Numerical and experimental study on the compressive characteristics of a spider-shaped cellular structure for energy absorption
摘要
This study presents a comprehensive investigation into the mechanical behavior and energy absorption characteristics of a newly developed spider-shaped cellular structure (SCS). The in-plane mechanical response of the SCS architecture is examined through detailed numerical simulations and validated through quasi-static compression experiments conducted along both the x and y principal in-plane directions. The results reveal that the SCS model exhibits superior specific energy absorption (SEA) when loaded along the x-direction compared to the y-direction. A comparative analysis with several established cellular architectures from the literature demonstrates that the proposed design offers enhanced energy absorption performance.

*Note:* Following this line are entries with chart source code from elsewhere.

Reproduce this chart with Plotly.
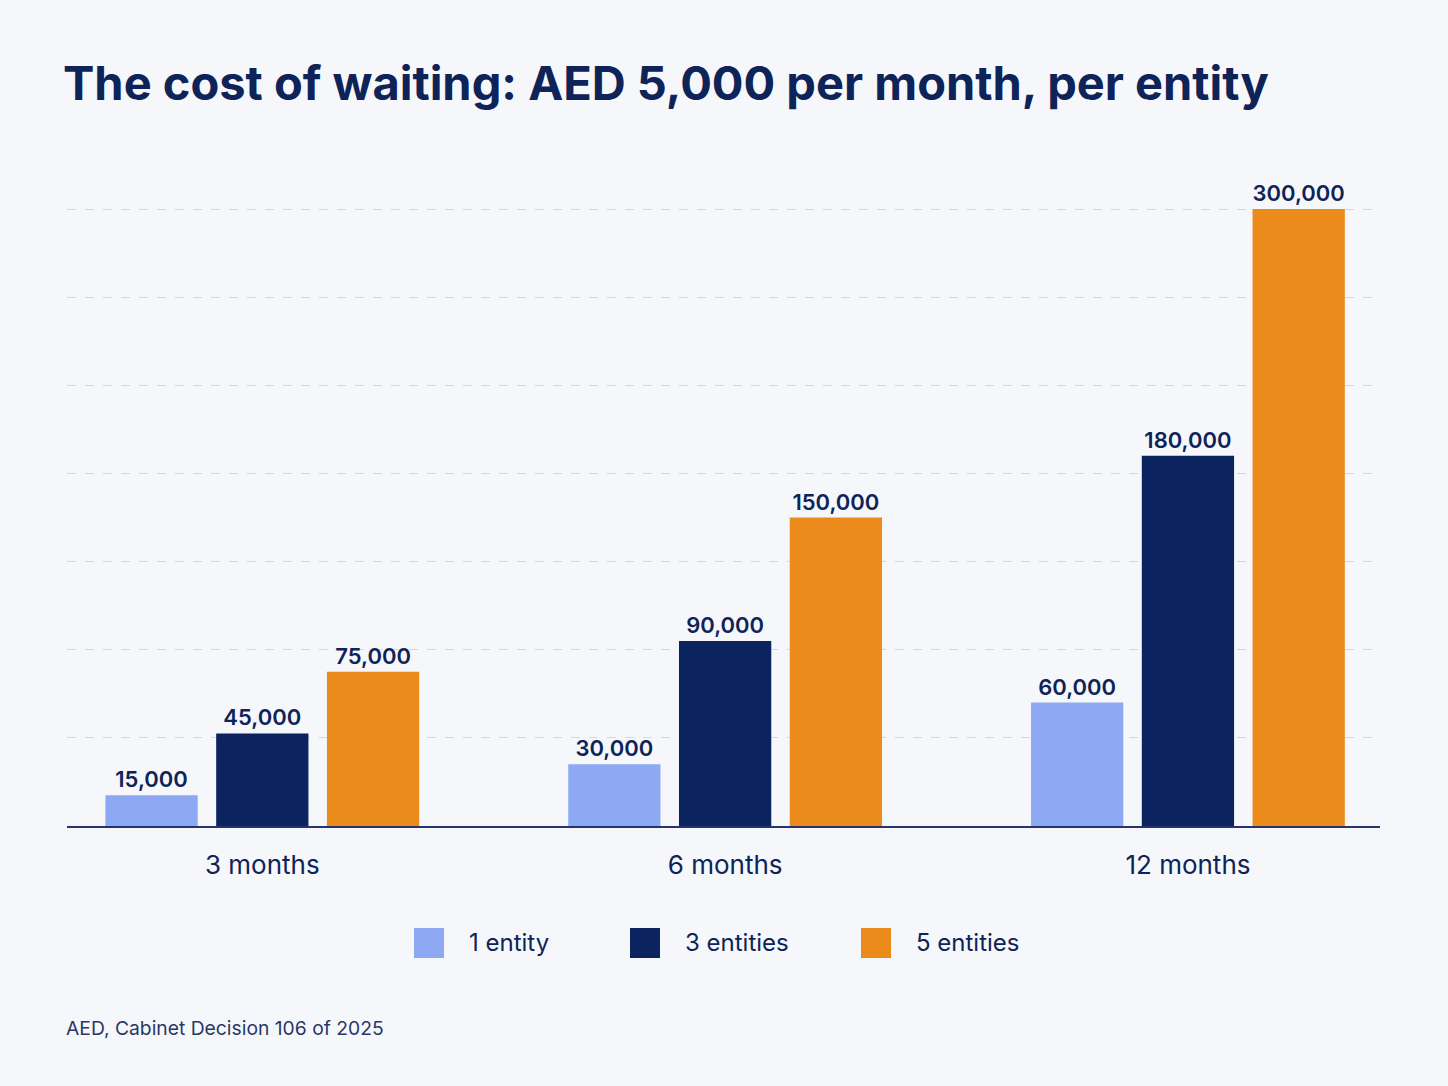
import plotly.graph_objects as go

categories = ["3 months", "6 months", "12 months"]
series_names = ["1 entity", "3 entities", "5 entities"]
one_entity = [15000, 30000, 60000]
three_entities = [45000, 90000, 180000]
five_entities = [75000, 150000, 300000]
colors = ["#8EA9F3", "#0B2460", "#EA8B1B"]

NAVY = "#0E2357"
FONT = "Inter"

W, H = 1448, 1086
L, R, T, B = 67, 68, 170, 260
pw, ph = W - L - R, H - T - B

fig = go.Figure()
for name, vals, col in zip(series_names, [one_entity, three_entities, five_entities], colors):
    fig.add_trace(go.Bar(
        x=categories, y=vals, name=name, marker=dict(color=col, line=dict(width=0)),
        text=[f"{v:,}" for v in vals], textposition="outside", cliponaxis=False,
        textfont=dict(family=FONT, size=22, color=NAVY, weight=600),
        showlegend=False,
    ))

ymax = 319000
grid_vals = [300000 * i / 7 for i in range(1, 8)]

# custom legend (large square swatches)
legend_x = [414, 630, 861]
shapes, annotations = [], []
for name, col, lx in zip(series_names, colors, legend_x):
    shapes.append(dict(type="rect", xref="paper", yref="paper",
                       x0=(lx - L) / pw, x1=(lx + 30 - L) / pw,
                       y0=(826 - 958) / ph, y1=(826 - 928) / ph,
                       fillcolor=col, line=dict(width=0), layer="above"))
    annotations.append(dict(text=name, xref="paper", yref="paper", x=(lx + 53 - L) / pw, xanchor="left",
                            y=(826 - 943) / ph, yanchor="middle", showarrow=False,
                            font=dict(family=FONT, size=24, color=NAVY)))

annotations.append(dict(text="AED, Cabinet Decision 106 of 2025", x=(64 - L) / pw, xref="paper", xanchor="left",
                        y=(826 - 1028) / ph, yref="paper", yanchor="middle", showarrow=False,
                        font=dict(family=FONT, size=19.3, color="#2A3766")))

fig.update_layout(
    width=W, height=H,
    paper_bgcolor="#F5F7FB", plot_bgcolor="#F5F7FB",
    margin=dict(l=L, r=R, t=T, b=B),
    barmode="group", bargap=0.282, bargroupgap=0.167,
    title=dict(text="<b>The cost of waiting: AED 5,000 per month, per entity</b>",
               x=63 / W, xanchor="left", y=1 - 84 / H, yref="container", yanchor="middle",
               font=dict(family=FONT, size=47, color=NAVY)),
    xaxis=dict(range=[-0.422, 2.415], showgrid=False, showline=True, linecolor="#27336B", linewidth=2,
               ticks="", tickfont=dict(family=FONT, size=26, color=NAVY), ticklabelstandoff=15),
    yaxis=dict(range=[0, ymax], tickvals=grid_vals, showticklabels=False, showgrid=True,
               gridcolor="#D3D8E2", griddash="dash", gridwidth=1, zeroline=False),
    showlegend=False,
    shapes=shapes,
    annotations=annotations,
)
fig.write_html("out.html")
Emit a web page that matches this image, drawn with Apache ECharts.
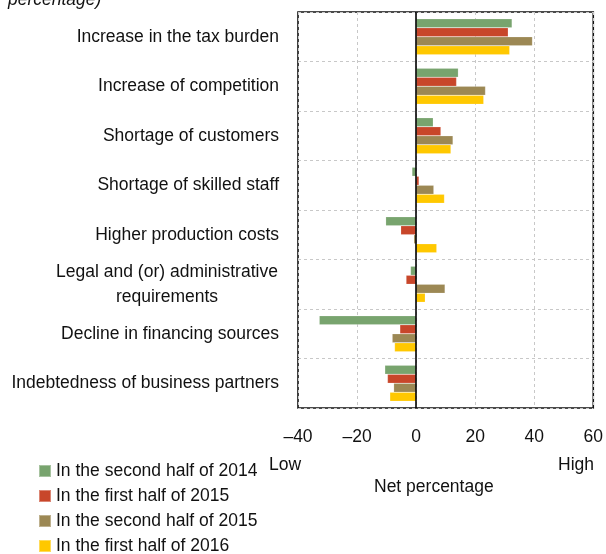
<!DOCTYPE html>
<html>
<head>
<meta charset="utf-8">
<script src="https://cdn.jsdelivr.net/npm/echarts@6/dist/echarts.min.js"></script>
<style>
  html, body { margin: 0; padding: 0; background: #fff; }
  #chart { width: 606px; height: 554px; }
</style>
</head>
<body>
<div id="chart"></div>
<script>
// Factors limiting business activity, net percentage
const categories = [
  'Increase in the tax burden',
  'Increase of competition',
  'Shortage of customers',
  'Shortage of skilled staff',
  'Higher production costs',
  'Legal and (or) administrative\nrequirements',
  'Decline in financing sources',
  'Indebtedness of business partners'
];
const seriesNames = [
  'In the second half of 2014',
  'In the first half of 2015',
  'In the second half of 2015',
  'In the first half of 2016'
];
const h2_2014 = [32.5, 14.3, 5.8, -1.4, -10.3, -1.9, -32.8, -10.6];
const h1_2015 = [31.2, 13.7, 8.4, 1.0, -5.2, -3.4, -5.5, -9.7];
const h2_2015 = [39.4, 23.5, 12.5, 6.0, -0.8, 9.8, -8.1, -7.6];
const h1_2016 = [31.7, 22.9, 11.8, 9.6, 7.0, 3.1, -7.3, -8.9];
const xTicks = [-40, -20, 0, 20, 40, 60];

const colors = ['#78a46e', '#c8462a', '#9c8854', '#ffc800'];
const values = [h2_2014, h1_2015, h2_2015, h1_2016];
const FONT = '"Liberation Sans", Arial, sans-serif';
const FS = 17.5;

const chart = echarts.init(document.getElementById('chart'));

const series = values.map((v, i) => {
  const s = {
    name: seriesNames[i],
    type: 'bar',
    data: v,
    barWidth: 9,
    barGap: '0%',
    itemStyle: { color: colors[i], borderColor: 'rgba(255,255,255,0.35)', borderWidth: 0.5 }
  };
  if (i === 0) {
    s.markLine = {
      silent: true,
      symbol: 'none',
      label: { show: false },
      lineStyle: { color: '#000', width: 1.6, type: 'solid' },
      data: [{ xAxis: 0 }]
    };
  }
  return s;
});

chart.setOption({
  animation: false,
  textStyle: { fontFamily: FONT },
  grid: { left: 298, right: 12, top: 12, bottom: 146, show: true, borderColor: '#111', borderWidth: 1.6 },
  legend: {
    orient: 'vertical',
    left: 38,
    top: 462,
    height: 120,
    padding: 0,
    icon: 'rect',
    itemWidth: 12,
    itemHeight: 12,
    itemGap: 7,
    selectedMode: false,
    textStyle: { fontSize: FS, lineHeight: 18, color: '#111', fontFamily: FONT },
    data: seriesNames
  },
  xAxis: {
    type: 'value',
    min: xTicks[0],
    max: xTicks[xTicks.length - 1],
    interval: 20,
    axisLine: { show: false },
    axisTick: { show: false },
    axisLabel: {
      fontSize: FS,
      color: '#111',
      margin: 20,
      formatter: v => (v < 0 ? '\u2013' + Math.abs(v) : String(v))
    },
    splitLine: { show: true, lineStyle: { color: '#c8c8c8', type: [3, 3], width: 1 } }
  },
  yAxis: {
    type: 'category',
    data: categories,
    inverse: true,
    axisLine: { show: false },
    axisTick: { show: false },
    splitLine: { show: true, lineStyle: { color: '#c8c8c8', type: [3, 3], width: 1 } },
    axisLabel: {
      fontSize: FS,
      color: '#111',
      margin: 19,
      lineHeight: 25,
      formatter: function (v) {
        if (v.indexOf('\n') >= 0) {
          const p = v.split('\n');
          return '{c|' + p[0] + '}\n{c|' + p[1] + '}';
        }
        return v;
      },
      rich: {
        c: { fontSize: FS, color: '#111', width: 224, align: 'center', lineHeight: 25, fontFamily: FONT }
      }
    }
  },
  graphic: [
    { type: 'text', left: 8, top: -9, style: { text: 'percentage)', font: 'italic ' + FS + 'px ' + FONT, fill: '#111' } },
    { type: 'text', left: 269, top: 456, style: { text: 'Low', font: FS + 'px ' + FONT, fill: '#111' } },
    { type: 'text', left: 558, top: 456, style: { text: 'High', font: FS + 'px ' + FONT, fill: '#111' } },
    { type: 'text', left: 374, top: 478, style: { text: 'Net percentage', font: FS + 'px ' + FONT, fill: '#111' } }
  ],
  series: series
});
</script>
</body>
</html>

Furthermore, a parametric analysis is conducted to evaluate the influence of unit cell count and wall thickness on the mechanical performance of the SCS. It is observed that an increase in wall thickness significantly improves SEA performance. Beyond quasi-static conditions, the dynamic crushing behavior of SCS is also explored across low, medium, and high velocity regimes, and a theoretical expression for the plateau stress is also established. Additionally, the application of the SCS architecture is explored in the automotive field as a side-door intrusion beam, highlighting its suitability for lightweight, energy-absorbing systems in impact protection and structural applications.